What Goes up Can and Will Come Back Down

This is not an opinion, but rather a fact in reference to any holding. Let us assume for a moment that you are keen on short-term and (potentially) high-yield investments. Binary trades, CFDs and Forex pairs could be quite appealing. However, placing all of your assets in one financial “basket” will prove risky. Should a massive loss occur, you will be left in a precarious position. This is even more relevant for those who regularly employ leveraged trades. Spreading your finances into other sectors such as blue-chip stocks, commodities and managed funds can help to offset such a situation.

Sustainable Wealth

While there is no doubt that the major appeal of any investment is the capital return involved, the fact of the matter is that a number of different positions could be able to provide you with a source of sustainable wealth over time. This is actually the goal of many investors from the very beginning. Once again, pragmatism and prudence should always rise above “gut feelings” or shifting massive amounts of capital around into a single position.

It is a fact that the majority of single investments will sooner or later fail. Think of the recent housing crash or the price of gold between 2011 and 2015. The values of both of these sectors fell massively and should you have only had holdings in these, your investments would have been severely damaged. This is another reason why diversification is so very important. Should an asset or even an entire index fall, your other holdings will be able to make up for short-term equity losses.

What Next?

Now that we have a basic understanding of the reasons why diversification is crucial, how are you to know where to place your finances? The truth of the matter is that the answer to this question has just as much to do with your personal preferences as it involves the amount of funds that are available. However, here is a typical example which could help you to discover what works for you:

  • 20 per cent in blue-chip stocks.
  • 20 per cent in commodities such as oil or precious metals.
  • 20 per cent in up-and-coming domestic technology companies.
  • 15 per cent in managed funds such as pensions or an ISA.
  • 15 per cent in tangible assets such as property.
  • 10 per cent in liquid positions such as currency pairs.
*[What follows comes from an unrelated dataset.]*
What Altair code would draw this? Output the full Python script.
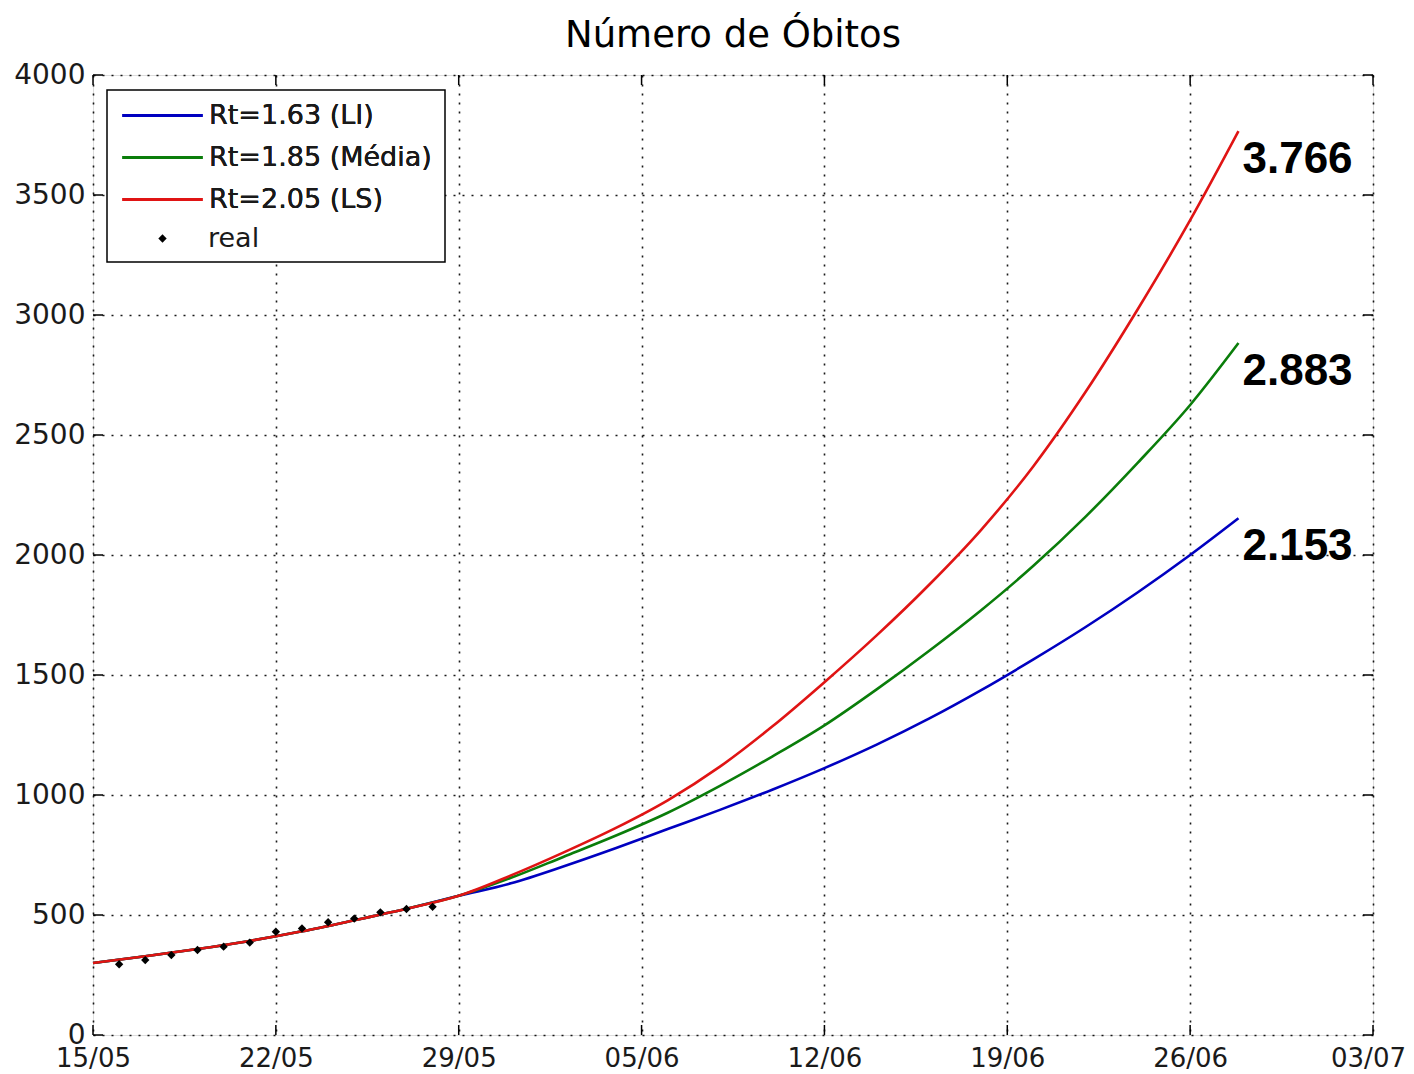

This well-balanced example is diversified enough so that if a drop occurs in one sector, it could be nullified by a rise in another. We should also note here that the most liquid positions equate to the smallest percentage of the portfolio.

Diversification is indeed the key to long-term financial success. This conservative approach is a great way to enjoy a source of liquid capital when it is required for your personal or professional needs.